-------- DATA EXTRACT

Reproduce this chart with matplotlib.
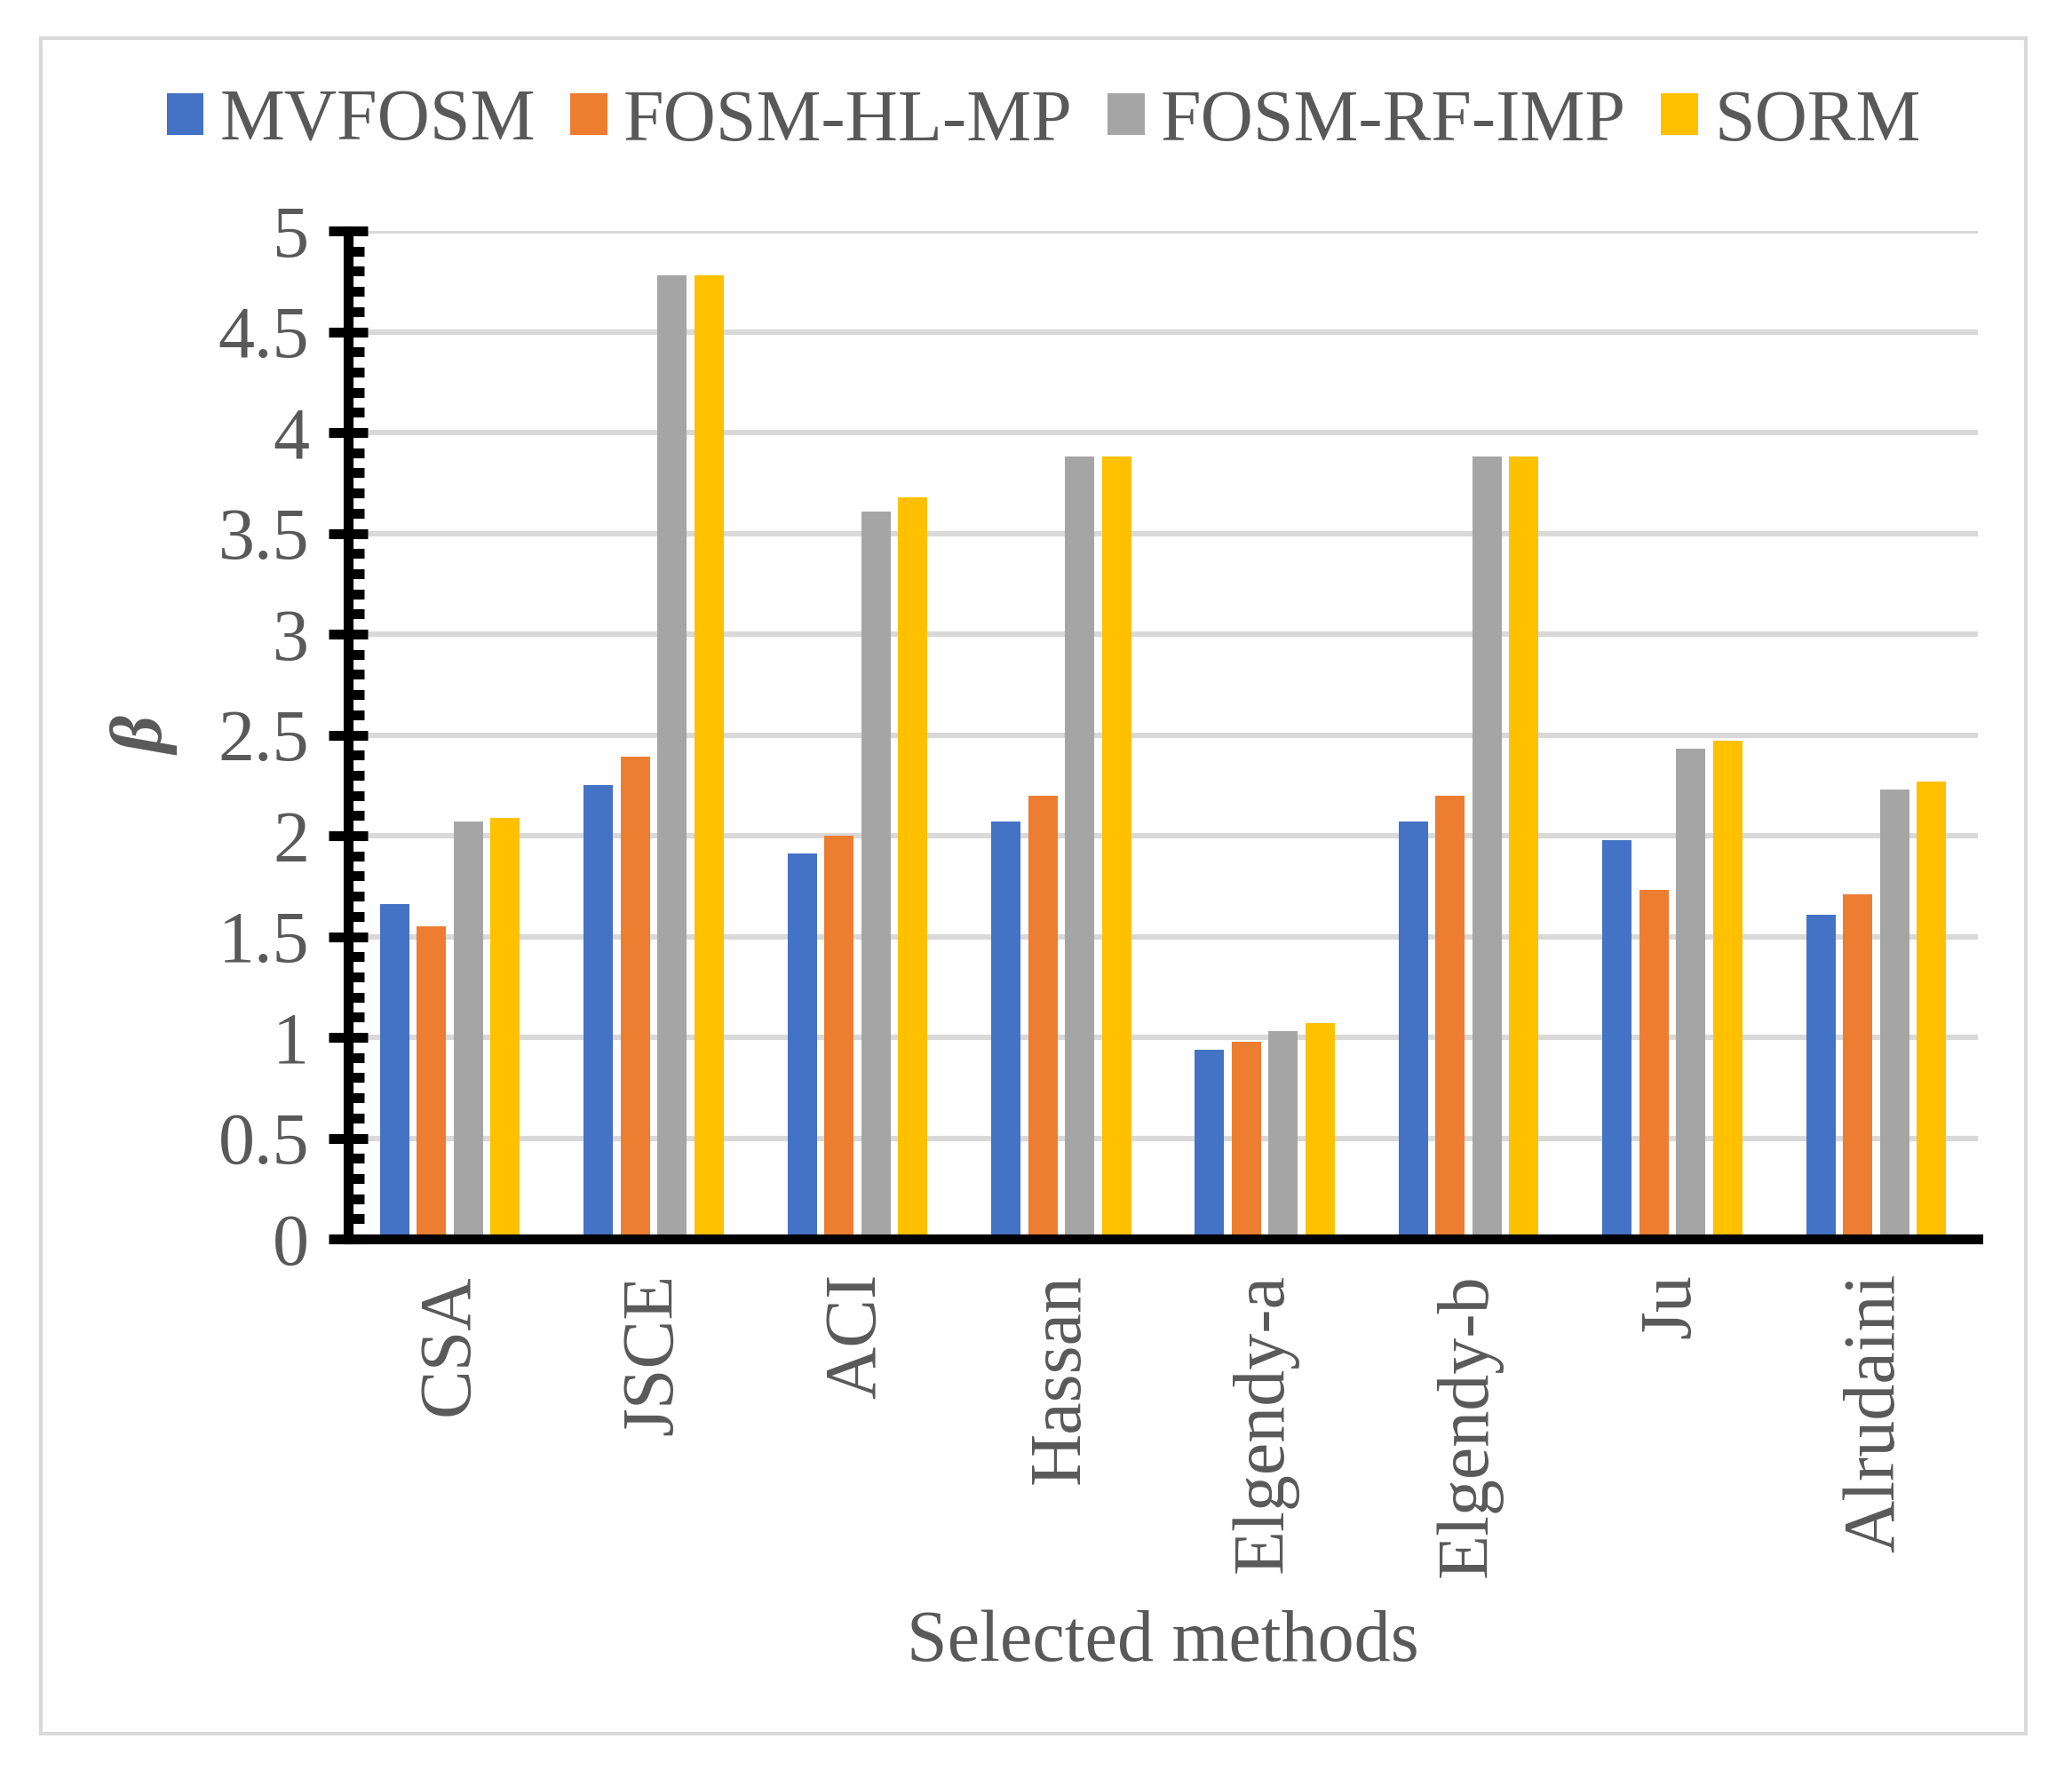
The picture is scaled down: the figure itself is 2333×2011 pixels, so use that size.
import matplotlib
matplotlib.use("Agg")
import matplotlib.pyplot as plt
import numpy as np
from matplotlib.patches import Patch, Rectangle
from matplotlib.ticker import MultipleLocator

plt.rcParams["font.family"] = ["Liberation Serif", "DejaVu Serif"]

# data
methods = ["CSA", "JSCE", "ACI", "Hassan", "Elgendy-a", "Elgendy-b", "Ju", "Alrudaini"]
mvfosm = [1.66, 2.25, 1.91, 2.07, 0.94, 2.07, 1.98, 1.61]
fosm_hl_mp = [1.55, 2.39, 2.00, 2.20, 0.98, 2.20, 1.73, 1.71]
fosm_rf_imp = [2.07, 4.78, 3.61, 3.88, 1.03, 3.88, 2.43, 2.23]
sorm = [2.09, 4.78, 3.68, 3.88, 1.07, 3.88, 2.47, 2.27]
series_names = ["MVFOSM", "FOSM-HL-MP", "FOSM-RF-IMP", "SORM"]
colors = ["#4472C4", "#ED7D31", "#A5A5A5", "#FFC000"]
yticks = [0, 0.5, 1, 1.5, 2, 2.5, 3, 3.5, 4, 4.5, 5]
ytick_labels = ["0", "0.5", "1", "1.5", "2", "2.5", "3", "3.5", "4", "4.5", "5"]

txt = "#595959"
fs = 29.5

fig = plt.figure(figsize=(11.665, 10.055), dpi=200)
# outer chart border
fig.patches.append(Rectangle((46 / 2333, 1 - 1952 / 2011), (2281 - 46) / 2333, (1952 - 43) / 2011,
                             transform=fig.transFigure, fill=False, edgecolor="#D9D9D9", linewidth=1.5))

ax = fig.add_axes([0.1680, 0.3063, 0.7866, 0.5644])

x = np.arange(len(methods))
pitch = 0.181
width = 0.144
all_series = [mvfosm, fosm_hl_mp, fosm_rf_imp, sorm]
for k, (vals, c) in enumerate(zip(all_series, colors)):
    ax.bar(x + (k - 1.5) * pitch, vals, width=width, color=c, zorder=2)

ax.set_xlim(-0.5, len(methods) - 0.5)
ax.set_ylim(0, 5)
ax.set_yticks(yticks)
ax.set_yticklabels(ytick_labels)
ax.yaxis.set_minor_locator(MultipleLocator(0.1))
ax.set_xticks(x)
ax.set_xticklabels(methods, rotation=90)

ax.yaxis.grid(True, color="#D9D9D9", linewidth=2.2, zorder=0)
ax.set_axisbelow(True)

for s in ["top", "right"]:
    ax.spines[s].set_visible(False)
for s in ["left", "bottom"]:
    ax.spines[s].set_linewidth(4)
    ax.spines[s].set_color("black")

ax.tick_params(axis="y", which="major", direction="inout", length=15.5, width=4,
               color="black", labelsize=fs, labelcolor=txt, pad=8)
ax.tick_params(axis="y", which="minor", direction="in", length=6.5, width=4, color="black")
ax.tick_params(axis="x", length=0, labelsize=fs, labelcolor=txt, pad=14)

fig.text(1309 / 2333, 1 - 1870 / 2011, "Selected methods", ha="center", va="baseline",
         fontsize=fs, color=txt)
fig.text(165 / 2333, 0.588, "β", rotation=90, ha="center", va="center",
         fontsize=fs, color=txt, fontweight="bold", fontstyle="italic")

handles = [Patch(facecolor=c, edgecolor="none") for c in colors]
fig.legend(handles, series_names, loc="center", bbox_to_anchor=(1175 / 2333, 1 - 138 / 2011),
           ncol=4, frameon=False, fontsize=fs, labelcolor=txt,
           handlelength=0.51, handleheight=0.5, handletextpad=0.22, columnspacing=0.48,
           borderpad=0, borderaxespad=0)

fig.savefig("out.png", dpi=200)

----------------

Only the lines from the one containing "The picture is" to the one containing "labelsize=fs, labelcolor=txt, pad=14)" are to be printed, both ends included, exactly as written.

▶ **OUTPUT OF THE EXERCISE**
The picture is scaled down: the figure itself is 2333×2011 pixels, so use that size.
import matplotlib
matplotlib.use("Agg")
import matplotlib.pyplot as plt
import numpy as np
from matplotlib.patches import Patch, Rectangle
from matplotlib.ticker import MultipleLocator

plt.rcParams["font.family"] = ["Liberation Serif", "DejaVu Serif"]

# data
methods = ["CSA", "JSCE", "ACI", "Hassan", "Elgendy-a", "Elgendy-b", "Ju", "Alrudaini"]
mvfosm = [1.66, 2.25, 1.91, 2.07, 0.94, 2.07, 1.98, 1.61]
fosm_hl_mp = [1.55, 2.39, 2.00, 2.20, 0.98, 2.20, 1.73, 1.71]
fosm_rf_imp = [2.07, 4.78, 3.61, 3.88, 1.03, 3.88, 2.43, 2.23]
sorm = [2.09, 4.78, 3.68, 3.88, 1.07, 3.88, 2.47, 2.27]
series_names = ["MVFOSM", "FOSM-HL-MP", "FOSM-RF-IMP", "SORM"]
colors = ["#4472C4", "#ED7D31", "#A5A5A5", "#FFC000"]
yticks = [0, 0.5, 1, 1.5, 2, 2.5, 3, 3.5, 4, 4.5, 5]
ytick_labels = ["0", "0.5", "1", "1.5", "2", "2.5", "3", "3.5", "4", "4.5", "5"]

txt = "#595959"
fs = 29.5

fig = plt.figure(figsize=(11.665, 10.055), dpi=200)
# outer chart border
fig.patches.append(Rectangle((46 / 2333, 1 - 1952 / 2011), (2281 - 46) / 2333, (1952 - 43) / 2011,
                             transform=fig.transFigure, fill=False, edgecolor="#D9D9D9", linewidth=1.5))

ax = fig.add_axes([0.1680, 0.3063, 0.7866, 0.5644])

x = np.arange(len(methods))
pitch = 0.181
width = 0.144
all_series = [mvfosm, fosm_hl_mp, fosm_rf_imp, sorm]
for k, (vals, c) in enumerate(zip(all_series, colors)):
    ax.bar(x + (k - 1.5) * pitch, vals, width=width, color=c, zorder=2)

ax.set_xlim(-0.5, len(methods) - 0.5)
ax.set_ylim(0, 5)
ax.set_yticks(yticks)
ax.set_yticklabels(ytick_labels)
ax.yaxis.set_minor_locator(MultipleLocator(0.1))
ax.set_xticks(x)
ax.set_xticklabels(methods, rotation=90)

ax.yaxis.grid(True, color="#D9D9D9", linewidth=2.2, zorder=0)
ax.set_axisbelow(True)

for s in ["top", "right"]:
    ax.spines[s].set_visible(False)
for s in ["left", "bottom"]:
    ax.spines[s].set_linewidth(4)
    ax.spines[s].set_color("black")

ax.tick_params(axis="y", which="major", direction="inout", length=15.5, width=4,
               color="black", labelsize=fs, labelcolor=txt, pad=8)
ax.tick_params(axis="y", which="minor", direction="in", length=6.5, width=4, color="black")
ax.tick_params(axis="x", length=0, labelsize=fs, labelcolor=txt, pad=14)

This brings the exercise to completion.